NRU is not getting any younger
By Hamish Johnston
In December 2007, medical physicists in North America were starting to worry about the dwindling supply of molybdenum-99 — from which the medical isotope technetium-99 is made.
The problem was that the NRU reactor in Chalk River, Ontario had been shut-down by Canada’s nuclear regulator over safety concerns — and the reactor was (and probably still is) the continent’s sole supplier of molybdenum-99.
The reactor was restarted after about a month when the Canadian government over ruled its own officials and production resumed.
But now, the reactor has stopped again thanks to a heavy water leak that was discovered on Friday.
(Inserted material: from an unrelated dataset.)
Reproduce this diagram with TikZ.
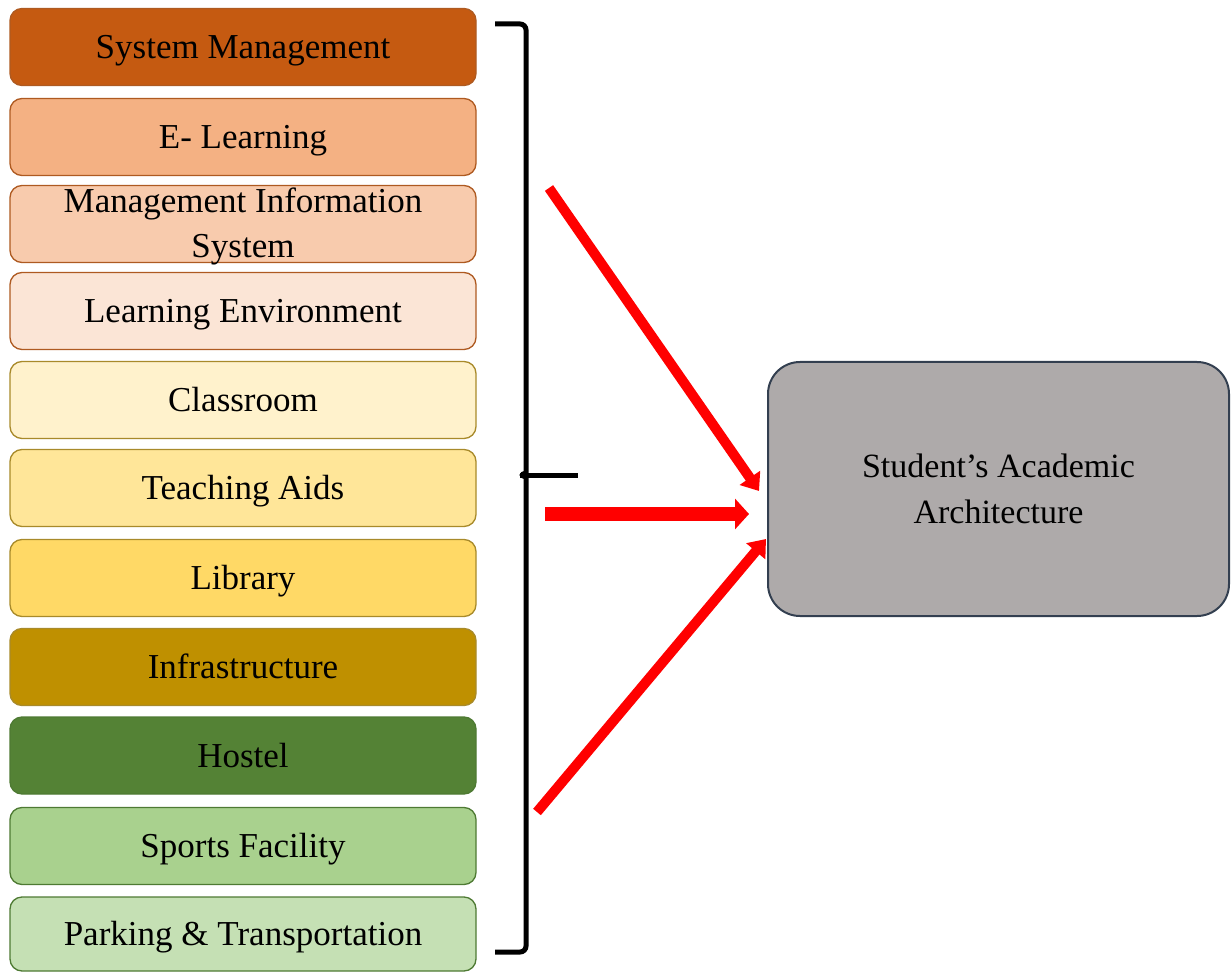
\documentclass[tikz,border=0pt]{standalone}
\usepackage{fontspec}
\setmainfont{Liberation Serif}
\usepackage{tikz}
\usetikzlibrary{arrows.meta,positioning}

\definecolor{orangeD}{HTML}{C55A11}
\definecolor{orangeA}{HTML}{F4B183}
\definecolor{orangeB}{HTML}{F8CBAD}
\definecolor{orangeC}{HTML}{FBE5D6}
\definecolor{orangeE}{HTML}{AE5A21}
\definecolor{goldC}{HTML}{FFF2CC}
\definecolor{goldB}{HTML}{FFE699}
\definecolor{goldA}{HTML}{FFD966}
\definecolor{goldD}{HTML}{BF9000}
\definecolor{goldE}{HTML}{A88A2A}
\definecolor{greenD}{HTML}{548235}
\definecolor{greenA}{HTML}{A9D18E}
\definecolor{greenB}{HTML}{C5E0B4}
\definecolor{greenE}{HTML}{4E7A33}
\definecolor{grayA}{HTML}{AEAAAA}
\definecolor{slateE}{HTML}{333F50}

\begin{document}
\begin{tikzpicture}[x=1pt,y=-1pt,
    factor/.style={draw, line width=1.3pt, rounded corners=12pt,
        minimum width=466pt, minimum height=77pt, inner sep=0pt,
        text height=23pt, text depth=0pt,
        font=\fontsize{35}{45}\selectfont},
    brace/.style={draw=black, line width=5pt},
    bigarrow/.style={draw=red, line width=14pt,
        -{Triangle[width=30pt,length=14pt]}},
    slimarrow/.style={draw=red, line width=10pt,
        -{Triangle[width=24pt,length=16pt]}}]
    \useasboundingbox (0,0) rectangle (1231,973);
    % the factors
    \node[factor, fill=orangeD, draw=orangeE] (sysman) at (243,47) {System Management};
    \node[factor, fill=orangeA, draw=orangeE] (elearn) at (243,137) {E- Learning};
    \node[factor, fill=orangeB, draw=orangeE, text height=0pt, text depth=0pt,
        align=center] (mis) at (243,224) {};
    \node[font=\fontsize{35}{45}\selectfont, anchor=base] (misA) at (243,213) {Management Information};
    \node[font=\fontsize{35}{45}\selectfont, anchor=base] (misB) at (243,258) {System};
    \node[factor, fill=orangeC, draw=orangeE] (learnenv) at (243,311) {Learning Environment};
    \node[factor, fill=goldC, draw=goldE] (classroom) at (243,400) {Classroom};
    \node[factor, fill=goldB, draw=goldE] (aids) at (243,488) {Teaching Aids};
    \node[factor, fill=goldA, draw=goldE] (library) at (243,578) {Library};
    \node[factor, fill=goldD, draw=goldE] (infra) at (243,667) {Infrastructure};
    \node[factor, fill=greenD, draw=greenE] (hostel) at (243,755.5) {Hostel};
    \node[factor, fill=greenA, draw=greenE] (sports) at (243,846) {Sports Facility};
    \node[factor, fill=greenB, draw=greenE, minimum height=74pt] (parking) at (243,934) {Parking \& Transportation};
    % the brace
    \draw[brace, rounded corners=6pt] (495,24) -- (526,24) -- (526,467)
        .. controls (526,473) .. (519,475) .. controls (526,477) .. (526,483)
        -- (526,952) -- (495,952);
    \draw[brace] (520,475) -- (578,475);
    % the outcome
    \node[draw=slateE, fill=grayA, line width=2pt, rounded corners=32pt,
        minimum width=461pt, minimum height=254pt, align=center,
        font=\fontsize{34}{46}\selectfont] (saa) at (998.5,489) {Student’s Academic\\Architecture};
    % arrows into the outcome
    \coordinate (topS) at (549,188);
    \coordinate (topE) at (759,491);
    \coordinate (midS) at (545,514);
    \coordinate (midE) at (749,514);
    \coordinate (lowS) at (537,812);
    \coordinate (lowE) at (766,539);
    \draw[slimarrow] (topS) -- (topE);
    \draw[bigarrow] (midS) -- (midE);
    \draw[slimarrow] (lowS) -- (lowE);
\end{tikzpicture}
\end{document}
Atomic Energy of Canada, which owns the facility, is repairing the leak but says that NRU will be out of commission for more than one month.
The company also said that it will stop shipping medical isotopes from NRU on 23 May — and molybdenum-99 has a half-life of just 66 hours.
NRU produces isotopes for MDS Nordion — I just looked at their website and there is no mention of any possible shortages.
Recently, Nordion joined forces with the TRIUMF lab in Vancouver to explore the possibility of making molybdenum-99 using an accelerator.
If this scheme works, I think NRU deserves a dignified retirement after 52 years of service to physics — including supplying neutrons to the winner of the 1994 Nobel Prize in Physics.
Indeed, even I worked briefly at NRU in the late 1980s — the reactor seemed ancient even back then and its shut-down seemed imminent!